Snowflake has transformed the way we store, process, and analyze data in the cloud. Like any other technology, it’s not resistant to issues.
Whenever something goes wrong in the Snowflake environment, it can be challenging and time-consuming to diagnose and fix the problem. That’s where observability comes in. You can get insights of your Snowflake environment by implementing effective observability practices. These practices make it easier to identify and resolve issues quickly.
It is more than just monitoring the health of your clusters or tracking query performance. This blog will help you to explore the world of Snowflake observability and give you the tools and techniques needed to gain complete visibility into your Snowflake environment.
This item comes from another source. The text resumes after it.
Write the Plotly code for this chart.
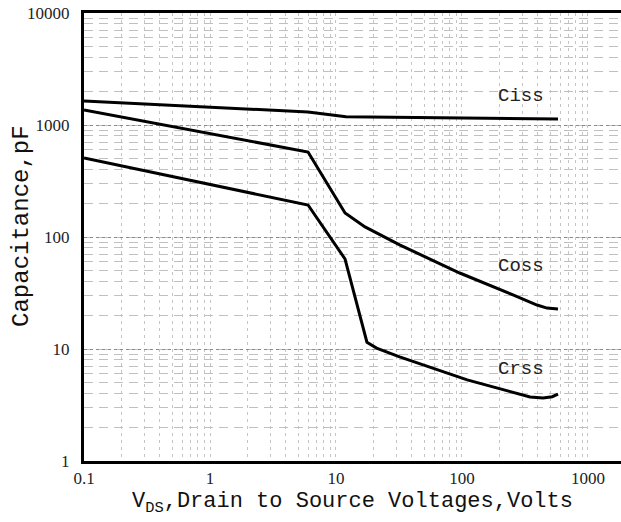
import numpy as np
import plotly.graph_objects as go

# Capacitance vs drain-source voltage
ciss_v = [0.1, 6.0, 12.0, 32.0, 578]
ciss_c = [1637, 1306, 1185, 1175, 1130]

coss_v = [0.1, 6.0, 11.8, 17.0, 32.0, 96.0, 254, 394, 473, 578]
coss_c = [1361, 574, 164, 123, 85, 47.7, 30.4, 24.7, 23.2, 22.8]

crss_v = [0.1, 6.0, 11.8, 17.6, 21.0, 32.0, 110, 274, 347, 440, 520, 578]
crss_c = [507, 193, 63.6, 11.5, 10.2, 8.5, 5.3, 4.05, 3.73, 3.65, 3.75, 3.96]

x_ticks = [0.1, 1, 10, 100, 1000]
x_tick_text = ['0.1', '1', '10', '100', '1000']
y_ticks = [1, 10, 100, 1000, 10000]
y_tick_text = ['1', '10', '100', '1000', '10000']

curve_names = ['Ciss', 'Coss', 'Crss']
label_v = [294, 294, 294]
label_c = [1815, 55, 6.6]

fig = go.Figure()
for v, c, name in [(ciss_v, ciss_c, 'Ciss'), (coss_v, coss_c, 'Coss'), (crss_v, crss_c, 'Crss')]:
    fig.add_trace(go.Scatter(x=v, y=c, mode='lines', name=name,
                             line=dict(color='black', width=3), showlegend=False))

for name, v, c in zip(curve_names, label_v, label_c):
    fig.add_annotation(x=np.log10(v), y=np.log10(c), text=name, showarrow=False,
                       font=dict(family='Liberation Mono', size=19, color='#222'))

# axis titles as annotations so they sit where the reference has them
fig.add_annotation(xref='paper', yref='paper', x=0.5, y=-0.094,
                   xanchor='center', yanchor='middle',
                   text='V<sub>DS</sub>,Drain to Source Voltages,Volts', showarrow=False,
                   font=dict(family='Liberation Mono', size=22, color='#111'))
fig.add_annotation(xref='paper', yref='paper', x=-0.1155, y=0.5246, textangle=-90,
                   xanchor='center', yanchor='middle',
                   text='Capacitance,pF', showarrow=False,
                   font=dict(family='Liberation Mono', size=24, color='#111'))

fig.update_layout(
    width=621, height=522,
    margin=dict(l=84, r=0, t=13, b=61),
    paper_bgcolor='white', plot_bgcolor='white',
    xaxis=dict(
        type='log', range=[-1, 3.262], automargin=False,
        tickvals=x_ticks, ticktext=x_tick_text,
        tickfont=dict(family='Liberation Serif', size=17, color='#222'),
        ticklabelstandoff=0,
        showline=True, linecolor='black', linewidth=3, mirror=True,
        showgrid=True, gridcolor='#c4c4c4', gridwidth=1, griddash='3px,4px',
        minor=dict(dtick='D1', showgrid=True, gridcolor='#c4c4c4', gridwidth=1, griddash='3px,4px'),
        ticks='', zeroline=False,
    ),
    yaxis=dict(
        type='log', range=[0, 4], automargin=False,
        tickvals=y_ticks, ticktext=y_tick_text,
        tickfont=dict(family='Liberation Serif', size=17, color='#222'),
        ticklabelstandoff=8,
        showline=True, linecolor='black', linewidth=3,
        showgrid=True, gridcolor='#8a8a8a', gridwidth=1, griddash='3px,3px',
        minor=dict(dtick='D1', showgrid=True, gridcolor='#c0c0c0', gridwidth=1, griddash='9px,6px'),
        ticks='', zeroline=False,
    ),
)

# drop the page's default body margin so the figure starts at the window corner
fig.write_html("out.html", config={'displayModeBar': False},
               post_script="document.body.style.margin='0';")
You can include everything from monitoring query performance to analyzing usage patterns and show you how to leverage Snowflake’s built-in observability features to optimize the performance and reliability of your Snowflake environment
What does Snowflake offer to implement Observability implementation?
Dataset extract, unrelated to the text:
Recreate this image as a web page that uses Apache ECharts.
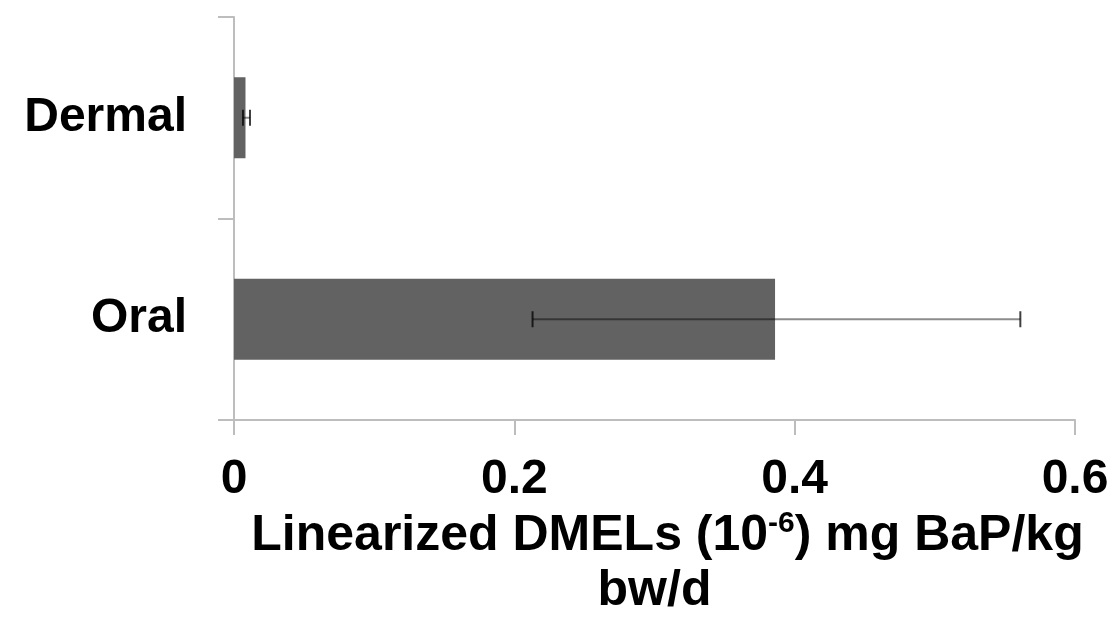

Snowflake provides a system-defined, read-only shared database named SNOWFLAKE that contains metadata, historical usage data, about the objects in your organization, and accounts. These databases consist of views that capture usage details like – User logs, storage utilization, CPU/Compute or Warehouse utilization, Queries run on the platform, Data loads, Billing details, snowflake object management logs, etc. We can use this set of objects offered by Snowflake to implement Observability.
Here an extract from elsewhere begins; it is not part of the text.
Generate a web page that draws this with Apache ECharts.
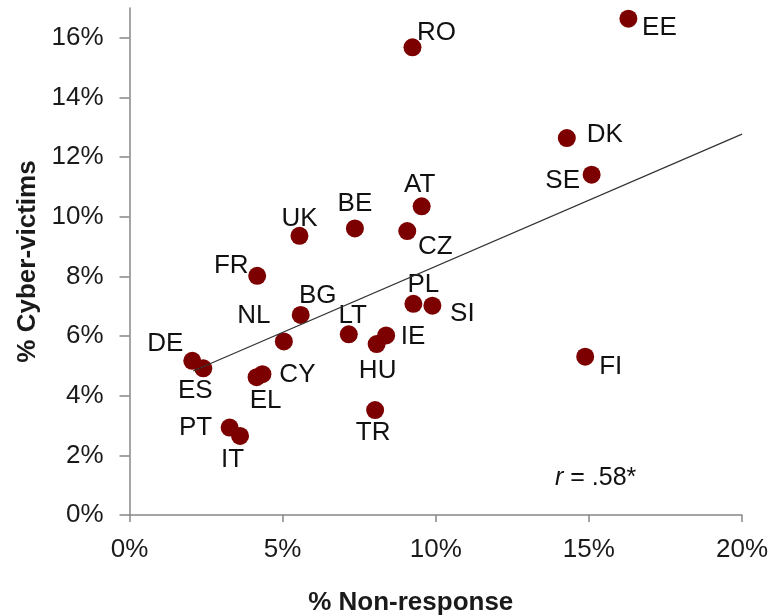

How to set up an Observability model with Snowflake metadata views To implement observability – let’s consider a use case where you want to monitor long-running queries and perform analysis followed by Query Optimization.
Views used to implement this use case –
Identifying long running queries You can run simple SQL to identify the queries which have run for a long duration and identify warehouses used to run these queries.
This query will help to sort the queries per warehouse and rank them based on their total elapsed time. there are many columns present in the view however we can consider the columns based on the stats and requirements to generate them.
Based on overall queries and pipelines running, you can have a threshold setup to add a cut-off to bucket the queries and identify top queries from them. e.g. based on application, an average time to run queries can be 5-10 mins or more depending on the data processed. In the real-time implementation, we might have valid queries run for more than 20 mins or 45 mins depending on the use cases.
Let’s consider a scenario where you want to analyze all those queries which are being run for more than 5-6 mins and generate an alert for any queries which are run for more than 20 mins. You can use below SQL to capture long running queries -
You can get the query_ids and warehouse for a long time. Let’s gather more details on the same for optimization. You can use below query -
select * FROM snowflake.account_usage.query_history WHERE query_id ='01a6f799-0501-da0c-0046-be83002021de';
You can use SQL to identify queries to analyze them for performance tuning or optimization. You can also use ranking to rank the top queries and use them as reporting, dashboard to report to Ops or Engineering teams.
select * from ( select query_id, start_time, total_elapsed_time, warehouse_name, ROW_NUMBER() OVER (partition by warehouse_name order by total_elapsed_time desc) as rank FROM snowflake.account_usage.query_history WHERE QUERY_TYPE NOT IN ('DESCRIBE', 'SHOW') )long_queries where rank is between 1 and 10;
Logging these details on dashboard for monitoring
You can use Snowsight (Snowflake Native) – Snowflake’s new WEB UI to create monitoring dashboards. go to Dashboards -> create dashboard -> provide name to the dashboard Click on new tile and add SQL to be executed to generate data for dashboard tile ->
Run the query and review result data shown -
Click on charts tab to generate chart, an automated chart is generated. You can change the chart type, metrics and aggregate generated –
This will be added as one of the tiles to the dashboard. You can rename this dashboard tile to Long running Queries. The same dashboard can be used to add other tiles to capture metrics and share.
You can also share dashboard with team members using link to share dashboard and choose appropriate permissions.
Once this dashboard is ready, the same queries to build other monitoring dashboards that can be developed and shared across accounts and environments.
This is one of the sample metrics used to share details on generating metrics to build dashboard. You can use Snowflake metadata views, usage schema views to generate metrics as per our requirements to monitor and implement Observability for Snowflake platform. There are third party tools and services available to capture similar metrics as part of Observability. This is one of the simplest and effective way to capture metrics and share with Ops & Engineering teams.